## Dataset section
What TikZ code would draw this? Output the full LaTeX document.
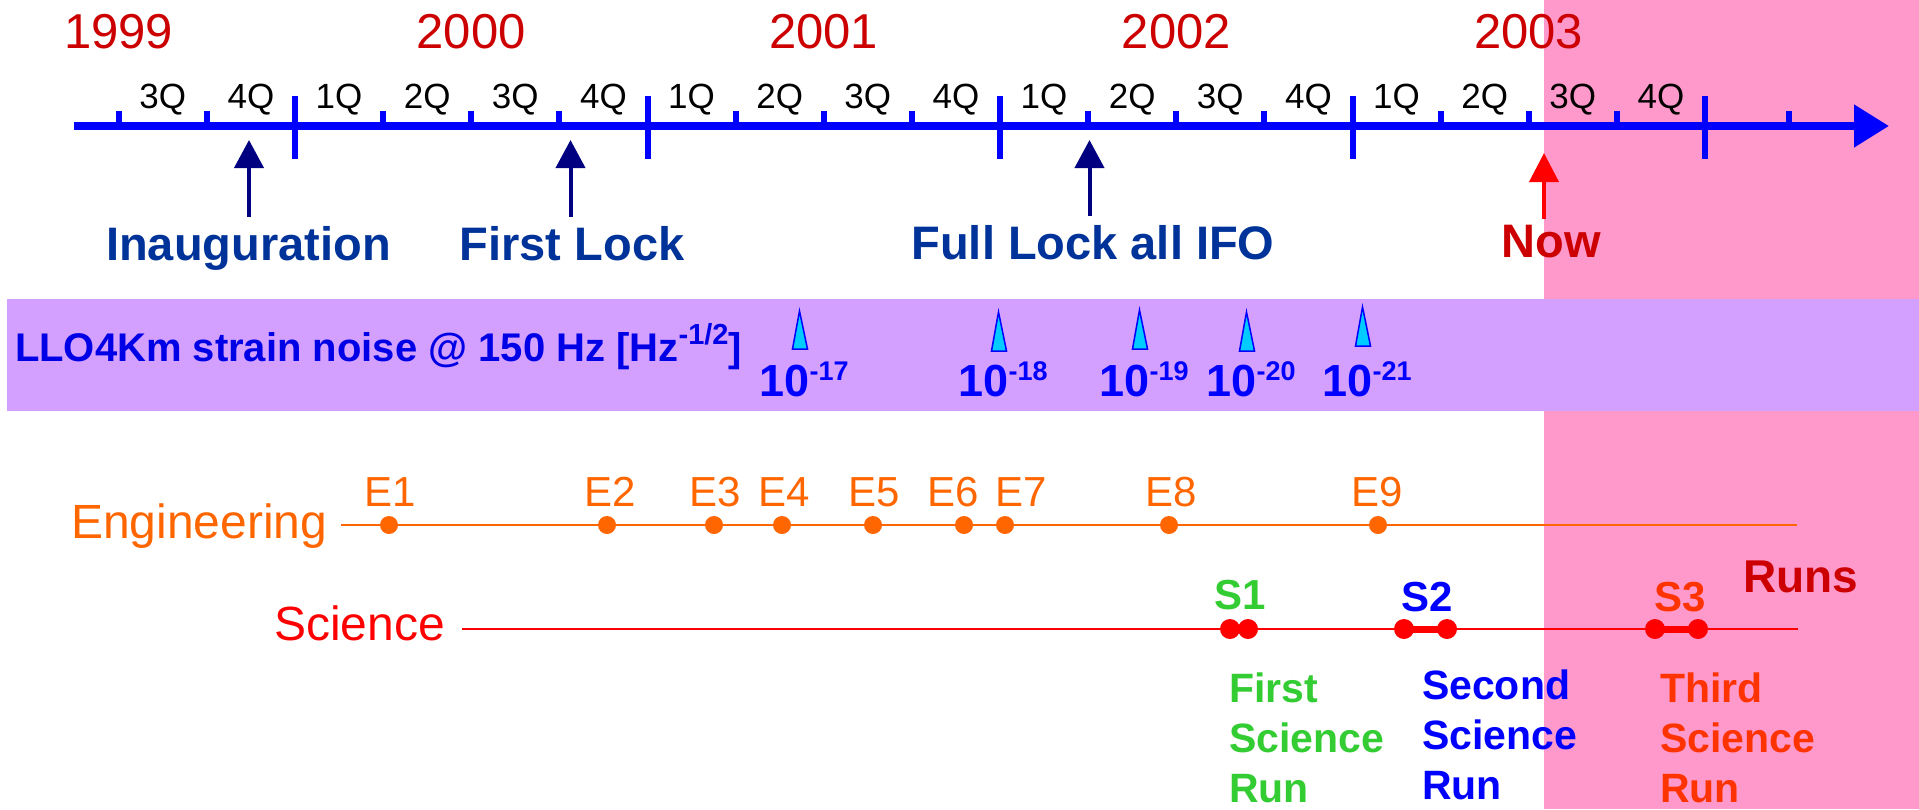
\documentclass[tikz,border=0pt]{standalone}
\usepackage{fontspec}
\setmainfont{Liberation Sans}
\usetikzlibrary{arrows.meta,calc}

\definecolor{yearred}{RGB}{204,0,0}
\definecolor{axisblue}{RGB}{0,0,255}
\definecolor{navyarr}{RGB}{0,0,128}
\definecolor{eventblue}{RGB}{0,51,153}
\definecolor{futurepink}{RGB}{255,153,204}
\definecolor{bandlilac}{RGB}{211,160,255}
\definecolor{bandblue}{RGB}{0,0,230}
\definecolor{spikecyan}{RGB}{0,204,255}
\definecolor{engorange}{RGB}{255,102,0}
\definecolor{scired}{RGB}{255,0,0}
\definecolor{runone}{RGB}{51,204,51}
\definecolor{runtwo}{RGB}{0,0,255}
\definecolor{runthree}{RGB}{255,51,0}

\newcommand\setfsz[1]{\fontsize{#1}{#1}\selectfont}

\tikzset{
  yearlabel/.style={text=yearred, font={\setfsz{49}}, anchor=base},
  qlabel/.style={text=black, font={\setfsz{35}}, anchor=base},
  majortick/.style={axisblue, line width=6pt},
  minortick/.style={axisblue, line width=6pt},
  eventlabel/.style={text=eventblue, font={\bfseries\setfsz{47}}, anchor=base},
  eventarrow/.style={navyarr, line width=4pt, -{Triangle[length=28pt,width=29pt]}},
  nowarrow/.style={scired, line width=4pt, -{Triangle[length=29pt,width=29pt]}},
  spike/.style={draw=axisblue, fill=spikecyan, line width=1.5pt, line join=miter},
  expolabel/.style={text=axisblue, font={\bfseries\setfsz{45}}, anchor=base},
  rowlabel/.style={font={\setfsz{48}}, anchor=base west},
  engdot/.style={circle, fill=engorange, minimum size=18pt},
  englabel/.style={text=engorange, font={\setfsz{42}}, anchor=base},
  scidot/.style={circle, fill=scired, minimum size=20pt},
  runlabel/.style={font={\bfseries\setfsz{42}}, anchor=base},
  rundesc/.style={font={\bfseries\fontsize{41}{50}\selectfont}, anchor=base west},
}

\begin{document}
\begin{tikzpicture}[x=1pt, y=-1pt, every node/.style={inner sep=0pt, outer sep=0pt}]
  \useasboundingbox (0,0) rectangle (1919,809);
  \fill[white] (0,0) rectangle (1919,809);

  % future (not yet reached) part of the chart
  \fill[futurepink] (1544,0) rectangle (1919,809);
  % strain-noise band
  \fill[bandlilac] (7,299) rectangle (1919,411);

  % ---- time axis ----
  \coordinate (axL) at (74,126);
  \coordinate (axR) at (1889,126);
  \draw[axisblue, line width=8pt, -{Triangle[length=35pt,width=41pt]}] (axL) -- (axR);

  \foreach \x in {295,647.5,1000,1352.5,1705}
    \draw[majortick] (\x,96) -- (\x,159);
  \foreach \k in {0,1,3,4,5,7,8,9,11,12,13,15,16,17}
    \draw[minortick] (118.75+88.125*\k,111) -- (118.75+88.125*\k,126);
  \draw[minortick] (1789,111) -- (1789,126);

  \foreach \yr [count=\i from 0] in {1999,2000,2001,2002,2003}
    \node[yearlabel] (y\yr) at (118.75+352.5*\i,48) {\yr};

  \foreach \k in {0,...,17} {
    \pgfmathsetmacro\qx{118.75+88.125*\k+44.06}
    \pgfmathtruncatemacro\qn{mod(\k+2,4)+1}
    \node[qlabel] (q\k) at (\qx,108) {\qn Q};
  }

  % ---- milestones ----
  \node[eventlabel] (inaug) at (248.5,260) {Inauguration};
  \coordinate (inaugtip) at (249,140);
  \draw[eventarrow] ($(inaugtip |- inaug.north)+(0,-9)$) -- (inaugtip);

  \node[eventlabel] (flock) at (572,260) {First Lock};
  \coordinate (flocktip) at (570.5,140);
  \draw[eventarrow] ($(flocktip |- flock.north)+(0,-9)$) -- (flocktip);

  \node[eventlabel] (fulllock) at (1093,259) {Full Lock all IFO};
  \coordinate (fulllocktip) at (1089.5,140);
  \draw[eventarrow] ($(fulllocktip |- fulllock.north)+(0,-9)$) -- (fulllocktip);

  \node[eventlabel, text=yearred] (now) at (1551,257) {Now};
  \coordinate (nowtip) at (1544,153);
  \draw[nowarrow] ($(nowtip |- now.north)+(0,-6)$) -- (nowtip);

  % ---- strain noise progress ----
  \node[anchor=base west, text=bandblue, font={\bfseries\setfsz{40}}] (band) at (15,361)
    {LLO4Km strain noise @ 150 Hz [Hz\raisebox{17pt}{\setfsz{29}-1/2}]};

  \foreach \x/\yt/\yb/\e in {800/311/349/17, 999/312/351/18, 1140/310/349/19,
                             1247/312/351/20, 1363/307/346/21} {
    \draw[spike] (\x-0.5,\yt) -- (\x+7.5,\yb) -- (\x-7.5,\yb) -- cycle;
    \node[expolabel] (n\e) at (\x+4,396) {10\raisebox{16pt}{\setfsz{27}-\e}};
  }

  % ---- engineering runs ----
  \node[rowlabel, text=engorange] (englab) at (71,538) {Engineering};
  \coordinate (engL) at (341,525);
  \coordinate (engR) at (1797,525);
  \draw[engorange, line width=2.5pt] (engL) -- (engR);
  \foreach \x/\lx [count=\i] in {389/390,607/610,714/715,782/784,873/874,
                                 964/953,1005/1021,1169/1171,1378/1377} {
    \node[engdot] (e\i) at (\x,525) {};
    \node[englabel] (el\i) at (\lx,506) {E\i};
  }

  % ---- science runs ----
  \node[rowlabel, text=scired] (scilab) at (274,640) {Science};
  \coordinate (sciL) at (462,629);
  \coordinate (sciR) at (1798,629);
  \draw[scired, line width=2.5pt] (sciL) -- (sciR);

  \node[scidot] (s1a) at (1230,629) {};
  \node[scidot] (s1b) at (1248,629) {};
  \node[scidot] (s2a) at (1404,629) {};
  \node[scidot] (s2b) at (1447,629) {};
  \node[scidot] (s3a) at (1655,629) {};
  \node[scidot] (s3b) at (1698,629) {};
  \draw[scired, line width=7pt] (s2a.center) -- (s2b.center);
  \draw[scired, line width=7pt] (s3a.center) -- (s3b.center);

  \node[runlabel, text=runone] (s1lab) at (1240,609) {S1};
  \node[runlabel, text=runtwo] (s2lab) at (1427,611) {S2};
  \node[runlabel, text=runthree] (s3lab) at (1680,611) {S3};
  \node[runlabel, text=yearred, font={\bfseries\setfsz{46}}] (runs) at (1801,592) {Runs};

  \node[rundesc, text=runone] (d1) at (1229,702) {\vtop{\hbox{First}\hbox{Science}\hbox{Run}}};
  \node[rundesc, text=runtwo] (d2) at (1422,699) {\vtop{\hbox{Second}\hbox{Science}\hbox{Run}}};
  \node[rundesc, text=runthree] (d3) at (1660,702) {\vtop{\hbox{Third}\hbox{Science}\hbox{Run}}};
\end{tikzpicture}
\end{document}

## Given request
Transcribe the material exactly, and leave out whatever pictures it holds.

## Answer to the problem
What TikZ code would draw this? Output the full LaTeX document.
\documentclass[tikz,border=0pt]{standalone}
\usepackage{fontspec}
\setmainfont{Liberation Sans}
\usetikzlibrary{arrows.meta,calc}

\definecolor{yearred}{RGB}{204,0,0}
\definecolor{axisblue}{RGB}{0,0,255}
\definecolor{navyarr}{RGB}{0,0,128}
\definecolor{eventblue}{RGB}{0,51,153}
\definecolor{futurepink}{RGB}{255,153,204}
\definecolor{bandlilac}{RGB}{211,160,255}
\definecolor{bandblue}{RGB}{0,0,230}
\definecolor{spikecyan}{RGB}{0,204,255}
\definecolor{engorange}{RGB}{255,102,0}
\definecolor{scired}{RGB}{255,0,0}
\definecolor{runone}{RGB}{51,204,51}
\definecolor{runtwo}{RGB}{0,0,255}
\definecolor{runthree}{RGB}{255,51,0}

\newcommand\setfsz[1]{\fontsize{#1}{#1}\selectfont}

\tikzset{
  yearlabel/.style={text=yearred, font={\setfsz{49}}, anchor=base},
  qlabel/.style={text=black, font={\setfsz{35}}, anchor=base},
  majortick/.style={axisblue, line width=6pt},
  minortick/.style={axisblue, line width=6pt},
  eventlabel/.style={text=eventblue, font={\bfseries\setfsz{47}}, anchor=base},
  eventarrow/.style={navyarr, line width=4pt, -{Triangle[length=28pt,width=29pt]}},
  nowarrow/.style={scired, line width=4pt, -{Triangle[length=29pt,width=29pt]}},
  spike/.style={draw=axisblue, fill=spikecyan, line width=1.5pt, line join=miter},
  expolabel/.style={text=axisblue, font={\bfseries\setfsz{45}}, anchor=base},
  rowlabel/.style={font={\setfsz{48}}, anchor=base west},
  engdot/.style={circle, fill=engorange, minimum size=18pt},
  englabel/.style={text=engorange, font={\setfsz{42}}, anchor=base},
  scidot/.style={circle, fill=scired, minimum size=20pt},
  runlabel/.style={font={\bfseries\setfsz{42}}, anchor=base},
  rundesc/.style={font={\bfseries\fontsize{41}{50}\selectfont}, anchor=base west},
}

\begin{document}
\begin{tikzpicture}[x=1pt, y=-1pt, every node/.style={inner sep=0pt, outer sep=0pt}]
  \useasboundingbox (0,0) rectangle (1919,809);
  \fill[white] (0,0) rectangle (1919,809);

  % future (not yet reached) part of the chart
  \fill[futurepink] (1544,0) rectangle (1919,809);
  % strain-noise band
  \fill[bandlilac] (7,299) rectangle (1919,411);

  % ---- time axis ----
  \coordinate (axL) at (74,126);
  \coordinate (axR) at (1889,126);
  \draw[axisblue, line width=8pt, -{Triangle[length=35pt,width=41pt]}] (axL) -- (axR);

  \foreach \x in {295,647.5,1000,1352.5,1705}
    \draw[majortick] (\x,96) -- (\x,159);
  \foreach \k in {0,1,3,4,5,7,8,9,11,12,13,15,16,17}
    \draw[minortick] (118.75+88.125*\k,111) -- (118.75+88.125*\k,126);
  \draw[minortick] (1789,111) -- (1789,126);

  \foreach \yr [count=\i from 0] in {1999,2000,2001,2002,2003}
    \node[yearlabel] (y\yr) at (118.75+352.5*\i,48) {\yr};

  \foreach \k in {0,...,17} {
    \pgfmathsetmacro\qx{118.75+88.125*\k+44.06}
    \pgfmathtruncatemacro\qn{mod(\k+2,4)+1}
    \node[qlabel] (q\k) at (\qx,108) {\qn Q};
  }

  % ---- milestones ----
  \node[eventlabel] (inaug) at (248.5,260) {Inauguration};
  \coordinate (inaugtip) at (249,140);
  \draw[eventarrow] ($(inaugtip |- inaug.north)+(0,-9)$) -- (inaugtip);

  \node[eventlabel] (flock) at (572,260) {First Lock};
  \coordinate (flocktip) at (570.5,140);
  \draw[eventarrow] ($(flocktip |- flock.north)+(0,-9)$) -- (flocktip);

  \node[eventlabel] (fulllock) at (1093,259) {Full Lock all IFO};
  \coordinate (fulllocktip) at (1089.5,140);
  \draw[eventarrow] ($(fulllocktip |- fulllock.north)+(0,-9)$) -- (fulllocktip);

  \node[eventlabel, text=yearred] (now) at (1551,257) {Now};
  \coordinate (nowtip) at (1544,153);
  \draw[nowarrow] ($(nowtip |- now.north)+(0,-6)$) -- (nowtip);

  % ---- strain noise progress ----
  \node[anchor=base west, text=bandblue, font={\bfseries\setfsz{40}}] (band) at (15,361)
    {LLO4Km strain noise @ 150 Hz [Hz\raisebox{17pt}{\setfsz{29}-1/2}]};

  \foreach \x/\yt/\yb/\e in {800/311/349/17, 999/312/351/18, 1140/310/349/19,
                             1247/312/351/20, 1363/307/346/21} {
    \draw[spike] (\x-0.5,\yt) -- (\x+7.5,\yb) -- (\x-7.5,\yb) -- cycle;
    \node[expolabel] (n\e) at (\x+4,396) {10\raisebox{16pt}{\setfsz{27}-\e}};
  }

  % ---- engineering runs ----
  \node[rowlabel, text=engorange] (englab) at (71,538) {Engineering};
  \coordinate (engL) at (341,525);
  \coordinate (engR) at (1797,525);
  \draw[engorange, line width=2.5pt] (engL) -- (engR);
  \foreach \x/\lx [count=\i] in {389/390,607/610,714/715,782/784,873/874,
                                 964/953,1005/1021,1169/1171,1378/1377} {
    \node[engdot] (e\i) at (\x,525) {};
    \node[englabel] (el\i) at (\lx,506) {E\i};
  }

  % ---- science runs ----
  \node[rowlabel, text=scired] (scilab) at (274,640) {Science};
  \coordinate (sciL) at (462,629);
  \coordinate (sciR) at (1798,629);
  \draw[scired, line width=2.5pt] (sciL) -- (sciR);

  \node[scidot] (s1a) at (1230,629) {};
  \node[scidot] (s1b) at (1248,629) {};
  \node[scidot] (s2a) at (1404,629) {};
  \node[scidot] (s2b) at (1447,629) {};
  \node[scidot] (s3a) at (1655,629) {};
  \node[scidot] (s3b) at (1698,629) {};
  \draw[scired, line width=7pt] (s2a.center) -- (s2b.center);
  \draw[scired, line width=7pt] (s3a.center) -- (s3b.center);

  \node[runlabel, text=runone] (s1lab) at (1240,609) {S1};
  \node[runlabel, text=runtwo] (s2lab) at (1427,611) {S2};
  \node[runlabel, text=runthree] (s3lab) at (1680,611) {S3};
  \node[runlabel, text=yearred, font={\bfseries\setfsz{46}}] (runs) at (1801,592) {Runs};

  \node[rundesc, text=runone] (d1) at (1229,702) {\vtop{\hbox{First}\hbox{Science}\hbox{Run}}};
  \node[rundesc, text=runtwo] (d2) at (1422,699) {\vtop{\hbox{Second}\hbox{Science}\hbox{Run}}};
  \node[rundesc, text=runthree] (d3) at (1660,702) {\vtop{\hbox{Third}\hbox{Science}\hbox{Run}}};
\end{tikzpicture}
\end{document}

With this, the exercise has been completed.